━━ GIVEN INFORMATION
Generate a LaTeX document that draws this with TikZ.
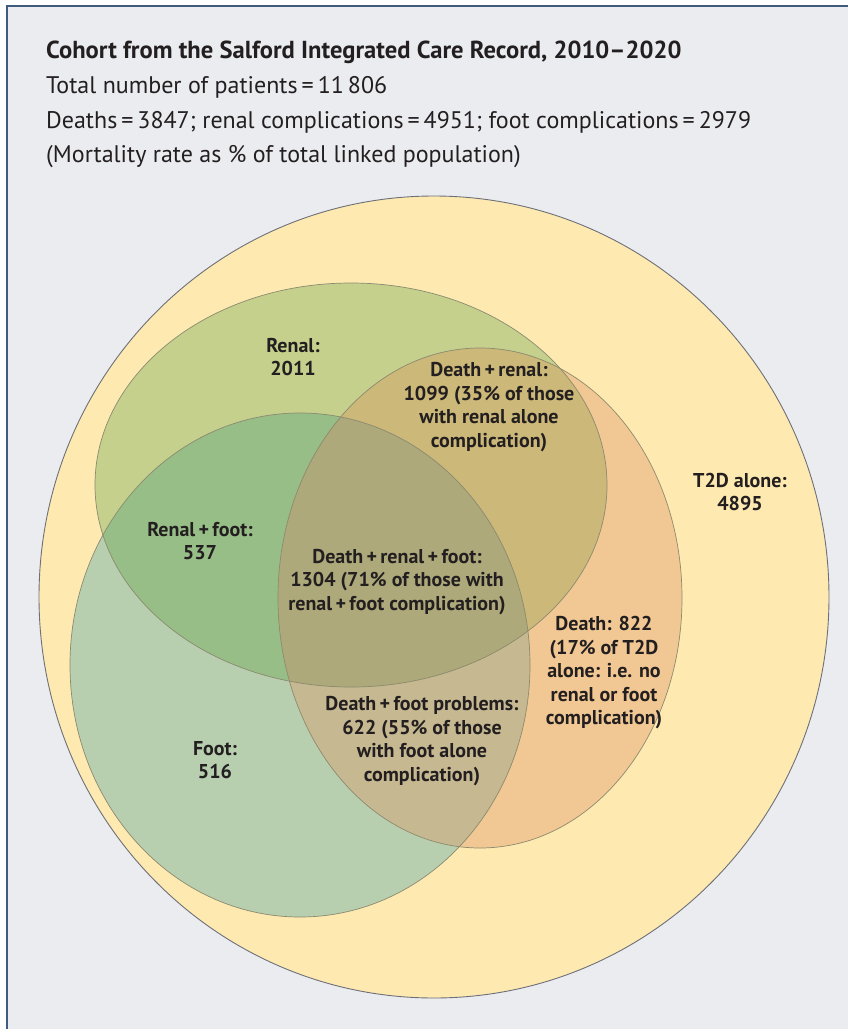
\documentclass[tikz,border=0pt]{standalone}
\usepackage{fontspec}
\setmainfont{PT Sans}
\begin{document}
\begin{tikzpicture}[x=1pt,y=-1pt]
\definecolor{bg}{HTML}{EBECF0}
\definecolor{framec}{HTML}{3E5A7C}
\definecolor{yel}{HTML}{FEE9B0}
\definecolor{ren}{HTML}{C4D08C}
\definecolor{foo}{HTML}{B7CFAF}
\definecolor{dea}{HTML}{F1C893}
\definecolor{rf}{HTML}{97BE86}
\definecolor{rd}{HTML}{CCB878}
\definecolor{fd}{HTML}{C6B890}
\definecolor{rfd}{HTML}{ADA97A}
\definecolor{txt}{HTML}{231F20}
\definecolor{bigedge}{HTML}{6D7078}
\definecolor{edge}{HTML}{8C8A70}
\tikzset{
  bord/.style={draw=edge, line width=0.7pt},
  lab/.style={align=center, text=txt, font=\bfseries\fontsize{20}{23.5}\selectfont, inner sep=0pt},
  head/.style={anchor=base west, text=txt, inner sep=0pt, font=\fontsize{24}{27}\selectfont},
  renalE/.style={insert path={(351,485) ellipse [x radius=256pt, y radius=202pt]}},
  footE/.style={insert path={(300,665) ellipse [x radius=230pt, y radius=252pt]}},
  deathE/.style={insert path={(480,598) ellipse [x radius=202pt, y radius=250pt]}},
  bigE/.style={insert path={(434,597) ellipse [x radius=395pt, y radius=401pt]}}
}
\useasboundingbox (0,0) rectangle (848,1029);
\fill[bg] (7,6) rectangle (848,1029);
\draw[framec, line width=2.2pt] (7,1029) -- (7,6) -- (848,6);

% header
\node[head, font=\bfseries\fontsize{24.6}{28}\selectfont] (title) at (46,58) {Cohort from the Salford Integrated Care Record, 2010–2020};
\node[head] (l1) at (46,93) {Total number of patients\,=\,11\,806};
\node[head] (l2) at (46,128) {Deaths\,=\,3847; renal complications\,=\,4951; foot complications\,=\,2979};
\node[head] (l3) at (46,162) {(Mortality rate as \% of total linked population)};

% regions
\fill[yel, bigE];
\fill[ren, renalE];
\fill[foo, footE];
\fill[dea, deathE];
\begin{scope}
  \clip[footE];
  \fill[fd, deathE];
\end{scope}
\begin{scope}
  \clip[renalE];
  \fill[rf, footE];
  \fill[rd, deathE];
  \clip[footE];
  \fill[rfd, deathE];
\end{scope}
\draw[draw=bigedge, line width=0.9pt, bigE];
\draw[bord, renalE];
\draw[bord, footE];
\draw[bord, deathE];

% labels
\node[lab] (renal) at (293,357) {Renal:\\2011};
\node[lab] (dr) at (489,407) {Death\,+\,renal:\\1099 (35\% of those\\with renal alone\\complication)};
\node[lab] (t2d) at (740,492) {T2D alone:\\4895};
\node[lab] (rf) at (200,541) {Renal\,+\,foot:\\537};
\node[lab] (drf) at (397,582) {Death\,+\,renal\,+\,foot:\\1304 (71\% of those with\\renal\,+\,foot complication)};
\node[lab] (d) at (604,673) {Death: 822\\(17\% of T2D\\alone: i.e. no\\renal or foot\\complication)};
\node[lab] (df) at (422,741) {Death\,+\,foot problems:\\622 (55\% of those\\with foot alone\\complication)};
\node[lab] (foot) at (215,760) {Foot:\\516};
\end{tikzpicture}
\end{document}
━━━━
» JOB:
Retype the whole listing exactly and leave the pictures out.

» FULL ANSWER:
Generate a LaTeX document that draws this with TikZ.
\documentclass[tikz,border=0pt]{standalone}
\usepackage{fontspec}
\setmainfont{PT Sans}
\begin{document}
\begin{tikzpicture}[x=1pt,y=-1pt]
\definecolor{bg}{HTML}{EBECF0}
\definecolor{framec}{HTML}{3E5A7C}
\definecolor{yel}{HTML}{FEE9B0}
\definecolor{ren}{HTML}{C4D08C}
\definecolor{foo}{HTML}{B7CFAF}
\definecolor{dea}{HTML}{F1C893}
\definecolor{rf}{HTML}{97BE86}
\definecolor{rd}{HTML}{CCB878}
\definecolor{fd}{HTML}{C6B890}
\definecolor{rfd}{HTML}{ADA97A}
\definecolor{txt}{HTML}{231F20}
\definecolor{bigedge}{HTML}{6D7078}
\definecolor{edge}{HTML}{8C8A70}
\tikzset{
  bord/.style={draw=edge, line width=0.7pt},
  lab/.style={align=center, text=txt, font=\bfseries\fontsize{20}{23.5}\selectfont, inner sep=0pt},
  head/.style={anchor=base west, text=txt, inner sep=0pt, font=\fontsize{24}{27}\selectfont},
  renalE/.style={insert path={(351,485) ellipse [x radius=256pt, y radius=202pt]}},
  footE/.style={insert path={(300,665) ellipse [x radius=230pt, y radius=252pt]}},
  deathE/.style={insert path={(480,598) ellipse [x radius=202pt, y radius=250pt]}},
  bigE/.style={insert path={(434,597) ellipse [x radius=395pt, y radius=401pt]}}
}
\useasboundingbox (0,0) rectangle (848,1029);
\fill[bg] (7,6) rectangle (848,1029);
\draw[framec, line width=2.2pt] (7,1029) -- (7,6) -- (848,6);

% header
\node[head, font=\bfseries\fontsize{24.6}{28}\selectfont] (title) at (46,58) {Cohort from the Salford Integrated Care Record, 2010–2020};
\node[head] (l1) at (46,93) {Total number of patients\,=\,11\,806};
\node[head] (l2) at (46,128) {Deaths\,=\,3847; renal complications\,=\,4951; foot complications\,=\,2979};
\node[head] (l3) at (46,162) {(Mortality rate as \% of total linked population)};

% regions
\fill[yel, bigE];
\fill[ren, renalE];
\fill[foo, footE];
\fill[dea, deathE];
\begin{scope}
  \clip[footE];
  \fill[fd, deathE];
\end{scope}
\begin{scope}
  \clip[renalE];
  \fill[rf, footE];
  \fill[rd, deathE];
  \clip[footE];
  \fill[rfd, deathE];
\end{scope}
\draw[draw=bigedge, line width=0.9pt, bigE];
\draw[bord, renalE];
\draw[bord, footE];
\draw[bord, deathE];

% labels
\node[lab] (renal) at (293,357) {Renal:\\2011};
\node[lab] (dr) at (489,407) {Death\,+\,renal:\\1099 (35\% of those\\with renal alone\\complication)};
\node[lab] (t2d) at (740,492) {T2D alone:\\4895};
\node[lab] (rf) at (200,541) {Renal\,+\,foot:\\537};
\node[lab] (drf) at (397,582) {Death\,+\,renal\,+\,foot:\\1304 (71\% of those with\\renal\,+\,foot complication)};
\node[lab] (d) at (604,673) {Death: 822\\(17\% of T2D\\alone: i.e. no\\renal or foot\\complication)};
\node[lab] (df) at (422,741) {Death\,+\,foot problems:\\622 (55\% of those\\with foot alone\\complication)};
\node[lab] (foot) at (215,760) {Foot:\\516};
\end{tikzpicture}
\end{document}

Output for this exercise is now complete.